Trump is seeking additional tariffs of as much as 25 percent on automobile imports, up from 2.5 percent, in a move that, if realized, could deal a huge blow to major car exporters Japan and Germany. Amid growing speculation that the G7 leaders would not be able to agree on a post-summit communique, Trudeau managed to issue a statement signed by all the participating leaders.

“We acknowledge that free, fair and mutually beneficial trade and investment, while creating reciprocal benefits, are key engines for growth and job creation,” the statement said.

Expressing a commitment to modernize the World Trade Organization “to make it more fair as soon as possible,” the communique said, “We strive to reduce tariff barriers, non-tariff barriers and subsidies.” It also maintained the phrase “to fight protectionism,” which was also used last year.

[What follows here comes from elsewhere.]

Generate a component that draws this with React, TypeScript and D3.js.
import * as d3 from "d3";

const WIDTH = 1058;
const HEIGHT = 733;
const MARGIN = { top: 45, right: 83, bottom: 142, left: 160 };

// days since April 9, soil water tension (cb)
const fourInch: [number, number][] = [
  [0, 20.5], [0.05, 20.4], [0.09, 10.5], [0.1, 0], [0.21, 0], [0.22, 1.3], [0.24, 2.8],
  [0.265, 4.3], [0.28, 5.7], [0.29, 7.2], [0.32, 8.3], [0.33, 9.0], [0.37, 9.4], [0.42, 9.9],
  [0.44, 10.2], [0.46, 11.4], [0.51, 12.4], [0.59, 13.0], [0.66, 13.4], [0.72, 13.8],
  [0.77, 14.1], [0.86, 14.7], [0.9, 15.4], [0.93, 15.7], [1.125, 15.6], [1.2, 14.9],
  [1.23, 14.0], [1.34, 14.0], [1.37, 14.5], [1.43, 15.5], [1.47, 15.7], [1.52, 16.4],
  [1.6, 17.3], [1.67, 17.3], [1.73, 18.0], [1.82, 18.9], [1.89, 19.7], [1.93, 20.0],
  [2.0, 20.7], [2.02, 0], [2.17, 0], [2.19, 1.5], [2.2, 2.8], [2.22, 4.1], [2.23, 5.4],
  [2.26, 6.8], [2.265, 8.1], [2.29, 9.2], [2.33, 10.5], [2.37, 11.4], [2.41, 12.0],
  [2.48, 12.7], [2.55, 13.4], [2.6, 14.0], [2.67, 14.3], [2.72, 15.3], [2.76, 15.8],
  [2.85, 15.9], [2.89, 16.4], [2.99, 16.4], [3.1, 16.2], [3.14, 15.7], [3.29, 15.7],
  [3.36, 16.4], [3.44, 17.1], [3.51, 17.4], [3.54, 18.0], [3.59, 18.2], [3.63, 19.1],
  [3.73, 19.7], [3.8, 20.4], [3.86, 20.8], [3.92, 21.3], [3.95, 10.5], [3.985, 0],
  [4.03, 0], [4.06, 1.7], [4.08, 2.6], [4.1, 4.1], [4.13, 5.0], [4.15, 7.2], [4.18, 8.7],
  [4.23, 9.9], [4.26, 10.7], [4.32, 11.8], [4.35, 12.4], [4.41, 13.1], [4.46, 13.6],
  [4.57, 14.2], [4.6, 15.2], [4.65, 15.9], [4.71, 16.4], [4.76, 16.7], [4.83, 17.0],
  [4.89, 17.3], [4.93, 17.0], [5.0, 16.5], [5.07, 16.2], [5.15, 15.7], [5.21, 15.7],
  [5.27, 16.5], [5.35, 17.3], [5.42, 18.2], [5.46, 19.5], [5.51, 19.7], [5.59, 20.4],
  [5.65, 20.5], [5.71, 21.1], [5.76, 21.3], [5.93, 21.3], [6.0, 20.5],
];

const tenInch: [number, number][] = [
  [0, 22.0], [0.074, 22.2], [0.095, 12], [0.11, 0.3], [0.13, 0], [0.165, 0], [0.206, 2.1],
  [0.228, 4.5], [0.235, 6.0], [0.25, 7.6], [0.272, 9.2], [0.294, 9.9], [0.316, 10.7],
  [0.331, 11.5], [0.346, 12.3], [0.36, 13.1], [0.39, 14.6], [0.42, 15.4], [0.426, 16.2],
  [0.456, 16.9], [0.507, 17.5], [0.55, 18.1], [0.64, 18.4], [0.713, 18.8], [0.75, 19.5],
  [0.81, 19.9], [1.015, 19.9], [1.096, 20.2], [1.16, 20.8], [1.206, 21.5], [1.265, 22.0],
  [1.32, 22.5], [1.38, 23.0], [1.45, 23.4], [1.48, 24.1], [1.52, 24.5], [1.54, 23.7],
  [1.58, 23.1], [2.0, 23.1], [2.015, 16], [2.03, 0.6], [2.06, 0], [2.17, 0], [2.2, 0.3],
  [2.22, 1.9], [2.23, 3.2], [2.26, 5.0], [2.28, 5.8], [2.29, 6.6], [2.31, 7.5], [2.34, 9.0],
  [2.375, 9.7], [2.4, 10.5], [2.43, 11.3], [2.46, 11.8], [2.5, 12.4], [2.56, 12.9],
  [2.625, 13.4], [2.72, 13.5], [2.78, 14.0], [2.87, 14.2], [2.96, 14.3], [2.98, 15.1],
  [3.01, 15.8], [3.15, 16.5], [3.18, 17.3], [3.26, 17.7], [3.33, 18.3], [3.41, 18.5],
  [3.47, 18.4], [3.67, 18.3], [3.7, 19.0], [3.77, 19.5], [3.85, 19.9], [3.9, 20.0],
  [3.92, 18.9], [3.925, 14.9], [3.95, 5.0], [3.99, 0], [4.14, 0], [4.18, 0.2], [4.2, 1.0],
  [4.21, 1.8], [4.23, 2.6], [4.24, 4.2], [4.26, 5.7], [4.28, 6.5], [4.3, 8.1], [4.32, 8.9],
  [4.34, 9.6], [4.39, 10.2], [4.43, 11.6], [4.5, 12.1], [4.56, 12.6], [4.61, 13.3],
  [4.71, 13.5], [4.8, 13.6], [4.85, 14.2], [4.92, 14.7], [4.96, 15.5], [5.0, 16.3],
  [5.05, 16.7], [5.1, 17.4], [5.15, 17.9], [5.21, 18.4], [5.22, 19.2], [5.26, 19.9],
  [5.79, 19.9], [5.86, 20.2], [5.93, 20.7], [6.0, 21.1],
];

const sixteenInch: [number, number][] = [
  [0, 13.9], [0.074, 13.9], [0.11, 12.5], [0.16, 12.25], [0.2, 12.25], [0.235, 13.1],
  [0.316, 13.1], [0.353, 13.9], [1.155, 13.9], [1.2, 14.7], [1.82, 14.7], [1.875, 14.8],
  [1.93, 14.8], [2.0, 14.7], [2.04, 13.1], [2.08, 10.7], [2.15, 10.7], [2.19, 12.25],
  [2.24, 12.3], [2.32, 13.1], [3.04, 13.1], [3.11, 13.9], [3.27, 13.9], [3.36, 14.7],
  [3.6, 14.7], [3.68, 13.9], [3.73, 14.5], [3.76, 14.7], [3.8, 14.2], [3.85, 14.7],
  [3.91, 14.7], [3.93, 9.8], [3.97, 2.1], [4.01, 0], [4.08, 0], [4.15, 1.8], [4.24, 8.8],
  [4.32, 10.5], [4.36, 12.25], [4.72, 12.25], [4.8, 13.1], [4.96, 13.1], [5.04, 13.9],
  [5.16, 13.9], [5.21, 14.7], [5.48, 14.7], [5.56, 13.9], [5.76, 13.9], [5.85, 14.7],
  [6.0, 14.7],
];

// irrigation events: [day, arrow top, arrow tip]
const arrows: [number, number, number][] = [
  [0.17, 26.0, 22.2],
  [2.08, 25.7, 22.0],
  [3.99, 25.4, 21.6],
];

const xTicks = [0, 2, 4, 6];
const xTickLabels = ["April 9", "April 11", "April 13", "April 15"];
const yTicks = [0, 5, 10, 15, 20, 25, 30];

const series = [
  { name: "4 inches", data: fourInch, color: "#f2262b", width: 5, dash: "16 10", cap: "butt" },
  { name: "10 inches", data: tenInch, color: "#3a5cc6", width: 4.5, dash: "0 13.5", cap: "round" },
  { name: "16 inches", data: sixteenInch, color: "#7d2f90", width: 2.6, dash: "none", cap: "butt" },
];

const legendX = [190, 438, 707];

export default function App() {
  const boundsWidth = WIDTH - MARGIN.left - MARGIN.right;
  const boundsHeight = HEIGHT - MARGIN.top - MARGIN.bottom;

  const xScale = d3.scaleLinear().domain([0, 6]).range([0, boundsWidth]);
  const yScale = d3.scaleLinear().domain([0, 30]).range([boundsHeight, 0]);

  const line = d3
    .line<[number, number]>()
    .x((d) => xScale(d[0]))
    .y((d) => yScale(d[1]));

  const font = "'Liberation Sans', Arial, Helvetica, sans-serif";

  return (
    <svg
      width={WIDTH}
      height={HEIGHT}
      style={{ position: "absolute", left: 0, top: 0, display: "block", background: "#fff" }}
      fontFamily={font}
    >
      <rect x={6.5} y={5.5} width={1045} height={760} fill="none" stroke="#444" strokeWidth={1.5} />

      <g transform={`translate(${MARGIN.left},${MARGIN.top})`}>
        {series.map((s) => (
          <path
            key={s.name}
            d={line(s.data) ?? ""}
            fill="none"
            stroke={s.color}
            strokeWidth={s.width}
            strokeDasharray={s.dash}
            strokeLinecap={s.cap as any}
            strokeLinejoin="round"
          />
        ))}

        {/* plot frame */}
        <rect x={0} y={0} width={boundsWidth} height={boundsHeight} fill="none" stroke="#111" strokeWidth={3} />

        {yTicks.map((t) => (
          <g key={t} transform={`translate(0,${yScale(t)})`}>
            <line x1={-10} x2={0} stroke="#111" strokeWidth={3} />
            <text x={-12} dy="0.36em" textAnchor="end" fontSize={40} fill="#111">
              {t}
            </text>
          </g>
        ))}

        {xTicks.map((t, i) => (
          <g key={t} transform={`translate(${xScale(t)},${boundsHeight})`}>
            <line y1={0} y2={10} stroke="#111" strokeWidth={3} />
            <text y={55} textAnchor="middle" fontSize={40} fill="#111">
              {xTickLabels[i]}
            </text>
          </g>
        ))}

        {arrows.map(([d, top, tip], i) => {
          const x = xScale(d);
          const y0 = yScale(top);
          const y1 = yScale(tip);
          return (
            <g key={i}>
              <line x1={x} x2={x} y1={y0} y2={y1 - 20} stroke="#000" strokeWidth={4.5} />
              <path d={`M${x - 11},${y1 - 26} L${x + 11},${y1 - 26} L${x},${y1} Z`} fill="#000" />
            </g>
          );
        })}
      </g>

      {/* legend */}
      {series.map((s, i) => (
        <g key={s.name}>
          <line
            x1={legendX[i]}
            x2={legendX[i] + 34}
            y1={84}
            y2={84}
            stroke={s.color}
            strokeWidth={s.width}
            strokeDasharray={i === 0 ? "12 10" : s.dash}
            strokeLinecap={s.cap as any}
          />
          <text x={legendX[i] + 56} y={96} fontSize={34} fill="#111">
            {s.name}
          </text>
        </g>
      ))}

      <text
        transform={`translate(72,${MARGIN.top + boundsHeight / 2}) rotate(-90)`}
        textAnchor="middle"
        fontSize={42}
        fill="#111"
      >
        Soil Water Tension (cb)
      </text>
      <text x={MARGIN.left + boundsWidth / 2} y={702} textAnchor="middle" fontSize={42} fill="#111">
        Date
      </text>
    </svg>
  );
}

Hitoshi Suzuki, an associate professor of European international relations at the University of Niigata Prefecture, said the leaders’ statement matters because issuing one is the “raison d’etre” of the G7.

On North Korea, Abe called on other G7 members to support Trump ahead of the summit with Kim. “Donald will face one of the most important meetings in the century in four days. The G7 must come together to support him,” Abe was quoted by Nishimura as saying in Friday’s session on security.

Abe has repeatedly urged Trump to raise the abduction issue in his upcoming summit with Kim, arranging talks in Washington en route to the annual G7 gathering to press the point home to the U.S. leader.

Abe is considered to have the ear of those at the G7 summit given that he is one of the second longest-serving leaders after German Chancellor Angela Merkel, Suzuki said.

But with the summit ending in a war of words, Abe’s attempt to defuse the conflict over U.S. trade policy during the meeting apparently had little effect on Trump after all.

Shibaike said there was little the Japanese prime minister could have done except “take a back seat on the trade issue while seeking reassurance that the United States and Japan are on the same page regarding North Korea.”